There are thought to be several lost churches in the area of Fishergate and documentary research is planned in order to understand the location of the burial ground and to identify a possible institution to which the undocumented cemetery belongs.
It is the urban context of St Andrew's which justifies further analysis. Many other institutions of the Gilbertine order have been the subject of investigation, but without exception the claustral remains have been favoured. The periphery of the monastic precinct has been contacted along the route of Blue Bridge Lane where it revealed itself to be an area given over the refuse disposal and latterly industrial activity. Aston (2000) asserts that the organisation of space within the monasteries of large orders stretched into all areas of the estate and this is a unique opportunity to explore the use of space in an urban Gilbertine precinct.
During the late medieval period, timber buildings have been identified which may be associated with rich food consumption, as suggested by preliminary zooarchaeological assessment. More importantly, the use of the periphery of the monastic precinct for refuse disposal may indicate that Blue Bridge Lane contained the food refuse which was lacking from earlier excavations of the claustral range. The zooarchaeological assessment detected rich and varied food refuse for the late medieval period; later the quality of food appears to be much poorer with a higher presence of scavengers in the form of crows, ravens, red kites and rats. These indicators, of a decline in the cleanliness of the surrounding environment and the poor quality of food, may be suggestive of a segregated secular occupation at the site associated with the investment in pottery production and light industry.

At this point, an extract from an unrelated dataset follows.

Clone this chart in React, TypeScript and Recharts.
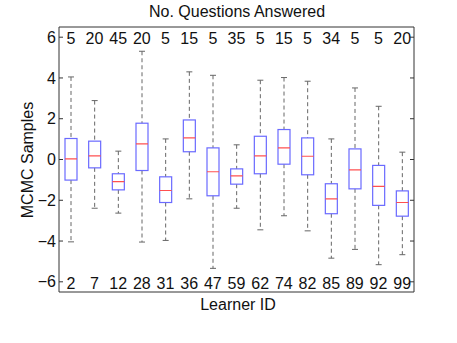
import { ComposedChart, Bar, XAxis, YAxis } from "recharts";

const LEARNER_IDS = ["2", "7", "12", "28", "31", "36", "47", "59", "62", "74", "82", "85", "89", "92", "99"];
const QUESTION_COUNTS = [5, 20, 45, 20, 5, 15, 5, 35, 5, 15, 5, 34, 5, 5, 20];
const WHISKER_HI = [4.05, 2.89, 0.41, 5.31, 1.01, 4.3, 4.13, 0.72, 3.89, 4.02, 3.84, 1.01, 3.51, 2.61, 0.36];
const Q3 = [1.03, 0.9, -0.7, 1.78, -0.85, 1.94, 0.57, -0.46, 1.14, 1.47, 1.06, -1.19, 0.52, -0.29, -1.54];
const MEDIAN = [0.03, 0.18, -1.09, 0.77, -1.52, 1.06, -0.6, -0.8, 0.18, 0.57, 0.16, -1.93, -0.51, -1.32, -2.11];
const Q1 = [-1.01, -0.41, -1.49, -0.54, -2.11, 0.38, -1.78, -1.21, -0.7, -0.23, -0.75, -2.66, -1.44, -2.25, -2.78];
const WHISKER_LO = [-4.04, -2.39, -2.63, -4.05, -3.97, -1.93, -5.34, -2.39, -3.45, -2.76, -3.5, -4.84, -4.41, -5.16, -4.67];
const Y_TICKS = [-6, -4, -2, 0, 2, 4, 6];

const data = LEARNER_IDS.map((id, i) => ({
  id,
  count: QUESTION_COUNTS[i],
  lo: WHISKER_LO[i],
  q1: Q1[i],
  med: MEDIAN[i],
  q3: Q3[i],
  hi: WHISKER_HI[i],
}));

const FONT = "'Liberation Sans', Arial, Helvetica, sans-serif";
const TEXT = "#111";
const FRAME = "#333";

function BoxShape(props: any) {
  const { x, y, width, height, payload } = props;
  const top = Math.min(y, y + height);
  const span = Math.abs(height);
  const ppu = span / (payload.hi - payload.lo);
  const py = (v: number) => top + (payload.hi - v) * ppu;
  const cx = x + width / 2;
  const whisk = { stroke: "#666", strokeWidth: 1 };
  return (
    <g>
      <line x1={cx} x2={cx} y1={py(payload.hi)} y2={py(payload.q3)} {...whisk} strokeDasharray="4 3" />
      <line x1={cx} x2={cx} y1={py(payload.q1)} y2={py(payload.lo)} {...whisk} strokeDasharray="4 3" />
      <line x1={cx - 3} x2={cx + 3} y1={py(payload.hi)} y2={py(payload.hi)} {...whisk} />
      <line x1={cx - 3} x2={cx + 3} y1={py(payload.lo)} y2={py(payload.lo)} {...whisk} />
      <rect
        x={x}
        y={py(payload.q3)}
        width={width}
        height={py(payload.q1) - py(payload.q3)}
        fill="none"
        stroke="#6a6aff"
        strokeWidth={1.2}
      />
      <line x1={x} x2={x + width} y1={py(payload.med)} y2={py(payload.med)} stroke="#ff5050" strokeWidth={1.2} />
    </g>
  );
}

const fmt = (v: number) => (v < 0 ? "\u2212" + Math.abs(v) : String(v));

function LeftTick({ x, y, payload }: any) {
  return (
    <g>
      <line x1={x} x2={x + 4} y1={y} y2={y} stroke={FRAME} />
      <text x={x - 3} y={y} dy="0.35em" textAnchor="end" fontSize={16} fontFamily={FONT} fill={TEXT}>
        {fmt(payload.value)}
      </text>
    </g>
  );
}

function RightTick({ x, y }: any) {
  return <line x1={x - 4} x2={x} y1={y} y2={y} stroke={FRAME} />;
}

function IdTick({ x, y, payload }: any) {
  return (
    <text x={x} y={y - 3} textAnchor="middle" fontSize={16} fontFamily={FONT} fill={TEXT}>
      {payload.value}
    </text>
  );
}

function CountTick({ x, y, index }: any) {
  return (
    <text x={x} y={y + 17} textAnchor="middle" fontSize={16} fontFamily={FONT} fill={TEXT}>
      {QUESTION_COUNTS[index]}
    </text>
  );
}

export default function App() {
  return (
    <div style={{ position: "absolute", left: 0, top: 0, width: 457, height: 343, background: "#fff" }}>
      <ComposedChart width={457} height={343} data={data} margin={{ top: 0, right: 0, bottom: 0, left: 0 }}>
        <XAxis
          dataKey="id"
          height={51}
          interval={0}
          tickSize={0}
          tickMargin={0}
          tickLine={false}
          axisLine={{ stroke: FRAME }}
          tick={IdTick}
        />
        <XAxis
          xAxisId="top"
          orientation="top"
          dataKey="id"
          height={27}
          interval={0}
          tickSize={0}
          tickMargin={0}
          tickLine={false}
          axisLine={{ stroke: FRAME }}
          tick={CountTick}
        />
        <YAxis
          type="number"
          width={59}
          domain={[-6.5, 6.5]}
          ticks={Y_TICKS}
          allowDataOverflow
          tickSize={0}
          tickMargin={0}
          tickLine={false}
          axisLine={{ stroke: FRAME }}
          tick={LeftTick}
        />
        <YAxis
          yAxisId="r"
          orientation="right"
          type="number"
          width={43}
          domain={[-6.5, 6.5]}
          ticks={Y_TICKS}
          allowDataOverflow
          tickSize={0}
          tickMargin={0}
          tickLine={false}
          axisLine={{ stroke: FRAME }}
          tick={RightTick}
        />
        <Bar dataKey={(d: any) => [d.lo, d.hi]} barSize={12} shape={BoxShape} isAnimationActive={false} />
        <text x={237} y={16.5} textAnchor="middle" fontSize={16} fontFamily={FONT} fill={TEXT}>
          No. Questions Answered
        </text>
        <text x={238} y={309.5} textAnchor="middle" fontSize={16} fontFamily={FONT} fill={TEXT}>
          Learner ID
        </text>
        <text
          x={33}
          y={160}
          textAnchor="middle"
          fontSize={16}
          fontFamily={FONT}
          fill={TEXT}
          transform="rotate(-90 33 160)"
        >
          MCMC Samples
        </text>
      </ComposedChart>
    </div>
  );
}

It is intended that spatial analysis of structures and associated features is undertaken to elucidate the use of space and the nature of activities being undertaken throughout the life of the Priory. These phases of activity will be securely dated by pottery. The associated finds and building materials originating from the Priory as rubbish will also be analysed and integrated with the material published by Kemp and Graves (1996, 2002).

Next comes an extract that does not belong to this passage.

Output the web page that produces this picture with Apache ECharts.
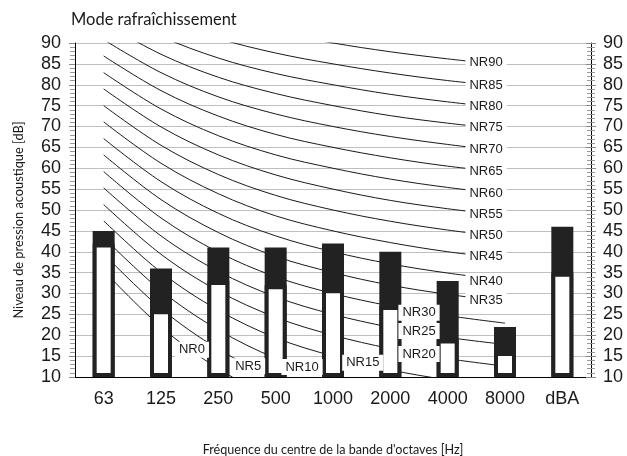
<!DOCTYPE html>
<html>
<head>
<meta charset="utf-8">
<script src="https://cdn.jsdelivr.net/npm/echarts@6/dist/echarts.min.js"></script>
<style>
  html, body { margin: 0; padding: 0; background: #fff; }
  #chart { width: 627px; height: 456px; }
</style>
</head>
<body>
<div id="chart"></div>
<script>
// ---- data ----
const categories = ['63', '125', '250', '500', '1000', '2000', '4000', '8000', 'dBA'];
// upper (black) level of each bar
const upperLevels = [45, 36, 41, 41, 42, 40, 33, 22, 46];
// lower (white) level of each bar
const lowerLevels = [42, 26, 33, 32, 31, 27, 19, 16, 35];

// NR curves, values at 63 ... 8000 Hz
const nrNames = ['NR0','NR5','NR10','NR15','NR20','NR25','NR30','NR35','NR40','NR45','NR50','NR55','NR60','NR65','NR70','NR75','NR80','NR85','NR90'];
const nr0  = [35.5, 22.0, 12.0, 4.8, 0, -3.5, -6.1, -8.0];
const nr5  = [39.5, 26.4, 16.7, 9.7, 5, 1.6, -1.0, -2.9];
const nr10 = [43.4, 30.7, 21.3, 14.5, 10, 6.7, 4.2, 2.3];
const nr15 = [47.4, 35.1, 26.0, 19.4, 15, 11.7, 9.3, 7.5];
const nr20 = [51.3, 39.4, 30.6, 24.3, 20, 16.8, 14.4, 12.6];
const nr25 = [55.3, 43.8, 35.3, 29.2, 25, 21.9, 19.5, 17.8];
const nr30 = [59.2, 48.1, 39.9, 34.0, 30, 27.0, 24.7, 22.9];
const nr35 = [63.2, 52.5, 44.6, 38.9, 35, 32.0, 29.8, 28.1];
const nr40 = [67.1, 56.8, 49.2, 43.8, 40, 37.1, 34.9, 33.2];
const nr45 = [71.1, 61.2, 53.9, 48.6, 45, 42.2, 40.0, 38.4];
const nr50 = [75.0, 65.5, 58.5, 53.5, 50, 47.3, 45.2, 43.5];
const nr55 = [79.0, 69.9, 63.2, 58.4, 55, 52.3, 50.3, 48.7];
const nr60 = [82.9, 74.2, 67.8, 63.2, 60, 57.4, 55.4, 53.8];
const nr65 = [86.9, 78.6, 72.5, 68.1, 65, 62.5, 60.5, 59.0];
const nr70 = [90.8, 82.9, 77.1, 73.0, 70, 67.6, 65.7, 64.1];
const nr75 = [94.8, 87.3, 81.8, 77.9, 75, 72.6, 70.8, 69.3];
const nr80 = [98.7, 91.6, 86.4, 82.7, 80, 77.7, 75.9, 74.4];
const nr85 = [102.7, 96.0, 91.1, 87.6, 85, 82.8, 81.0, 79.6];
const nr90 = [106.6, 100.3, 95.7, 92.5, 90, 87.9, 86.2, 84.7];
const nrCurves = [nr0, nr5, nr10, nr15, nr20, nr25, nr30, nr35, nr40, nr45, nr50, nr55, nr60, nr65, nr70, nr75, nr80, nr85, nr90];

const yTicks = { min: 10, max: 90, step: 5 };

// ---- layout: where each NR label sits (x in category units, y in dB) ----
const nrLabelAnchors = [
  [2.04, 16.5], [3.02, 12.6], [3.96, 12.4], [5.02, 13.4], [6.0, 15.5],
  [6.0, 21.0], [6.0, 25.4], [7.17, 28.4], [7.17, 32.8], [7.17, 39.0],
  [7.17, 44.0], [7.17, 49.0], [7.17, 54.0], [7.17, 59.3], [7.17, 64.4],
  [7.17, 69.7], [7.17, 74.7], [7.17, 79.8], [7.17, 85.3]
];

const chart = echarts.init(document.getElementById('chart'), null, { renderer: 'canvas' });

const tickFont = "Liberation Sans";
const titleFont = "Lato";

const yBase = {
  type: 'value', min: yTicks.min, max: yTicks.max, interval: yTicks.step,
  startValue: yTicks.min
};

const series = [];
nrCurves.forEach((curve, i) => {
  series.push({
    name: nrNames[i], type: 'line', data: curve, xAxisIndex: 0, yAxisIndex: 0,
    smooth: 0.35, symbol: 'none', z: 2, silent: true,
    lineStyle: { color: '#1a1a1a', width: 1 }
  });
});
series.push({
  name: 'upper', type: 'bar', data: upperLevels, xAxisIndex: 0, yAxisIndex: 0,
  barWidth: 22, barGap: '-100%', z: 3,
  itemStyle: { color: '#222', borderColor: '#222', borderWidth: 4 }
});
series.push({
  name: 'lower', type: 'bar', data: lowerLevels, xAxisIndex: 0, yAxisIndex: 0,
  barWidth: 22, barGap: '-100%', z: 4,
  itemStyle: { color: '#fff', borderColor: '#222', borderWidth: 4 }
});
series.push({
  name: 'labels', type: 'scatter', xAxisIndex: 1, yAxisIndex: 0, z: 10,
  symbolSize: 0.1, itemStyle: { color: 'rgba(0,0,0,0)', opacity: 1 }, silent: true,
  data: nrLabelAnchors.map((p, i) => ({ value: p, name: nrNames[i] })),
  label: {
    show: true, position: 'inside', formatter: p => p.name,
    fontFamily: tickFont, fontSize: 13, color: '#1a1a1a', opacity: 1,
    backgroundColor: '#ffffff', padding: [2, 4, 1, 4]
  }
});

chart.setOption({
  animation: false,
  backgroundColor: '#fff',
  title: {
    text: 'Mode rafraîchissement', left: 66, top: 6,
    textStyle: { fontFamily: titleFont, fontSize: 16.5, fontWeight: 'normal', color: '#1a1a1a' }
  },
  grid: { left: 75, right: 36, top: 43, bottom: 79, containLabel: false, outerBoundsMode: 'none' },
  xAxis: [
    {
      type: 'category', data: categories, boundaryGap: true,
      name: "Fréquence du centre de la bande d'octaves [Hz]",
      nameLocation: 'middle', nameGap: 66,
      nameTextStyle: { fontFamily: titleFont, fontSize: 12.6, color: '#1a1a1a' },
      axisLine: { lineStyle: { color: '#000', width: 1 } },
      axisTick: { show: false },
      axisLabel: { fontFamily: tickFont, fontSize: 18, color: '#1a1a1a', margin: 13 },
      splitLine: { show: false }
    },
    { type: 'value', min: 0, max: 9, show: false }
  ],
  yAxis: [
    Object.assign({}, yBase, {
      position: 'left',
      name: 'Niveau de pression acoustique [dB]',
      nameLocation: 'middle', nameGap: 50, nameRotate: 90,
      nameTextStyle: { fontFamily: titleFont, fontSize: 12.8, color: '#1a1a1a', padding: [0, 20, 0, 0] },
      axisLine: { show: true, lineStyle: { color: '#000', width: 1 } },
      axisTick: { show: true, length: 6, lineStyle: { color: '#888' } },
      minorTick: { show: true, splitNumber: 5, length: 5, lineStyle: { color: '#999' } },
      axisLabel: { fontFamily: tickFont, fontSize: 18, color: '#1a1a1a', margin: 14 },
      splitLine: { show: true, lineStyle: { color: '#bfbfbf', width: 1 } }
    }),
    Object.assign({}, yBase, {
      position: 'right',
      axisLine: { show: true, lineStyle: { color: '#000', width: 1 } },
      axisTick: { show: true, length: 5, lineStyle: { color: '#888' } },
      minorTick: { show: true, splitNumber: 5, length: 4, lineStyle: { color: '#999' } },
      axisLabel: { fontFamily: tickFont, fontSize: 18, color: '#1a1a1a', margin: 12 },
      splitLine: { show: false }
    }),
    Object.assign({}, yBase, {
      position: 'right',
      axisLine: { show: false },
      axisTick: { show: true, inside: true, length: 5, lineStyle: { color: '#888' } },
      minorTick: { show: true, splitNumber: 5, length: 4, lineStyle: { color: '#999' } },
      axisLabel: { show: false },
      splitLine: { show: false }
    })
  ],
  series: series
});
</script>
</body>
</html>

A well-defined programme of research is proposed which will provide further understanding of the form and function of the southern area of the Roman, Anglian and Medieval city. York is of national significance in each of these periods. In addition, the study of the Anglian settlement has the power to address international issues, in that it can throw light on poorly understood political and economic strategies in the centuries between the fall of the Roman Empire and the rise of Catholic Europe.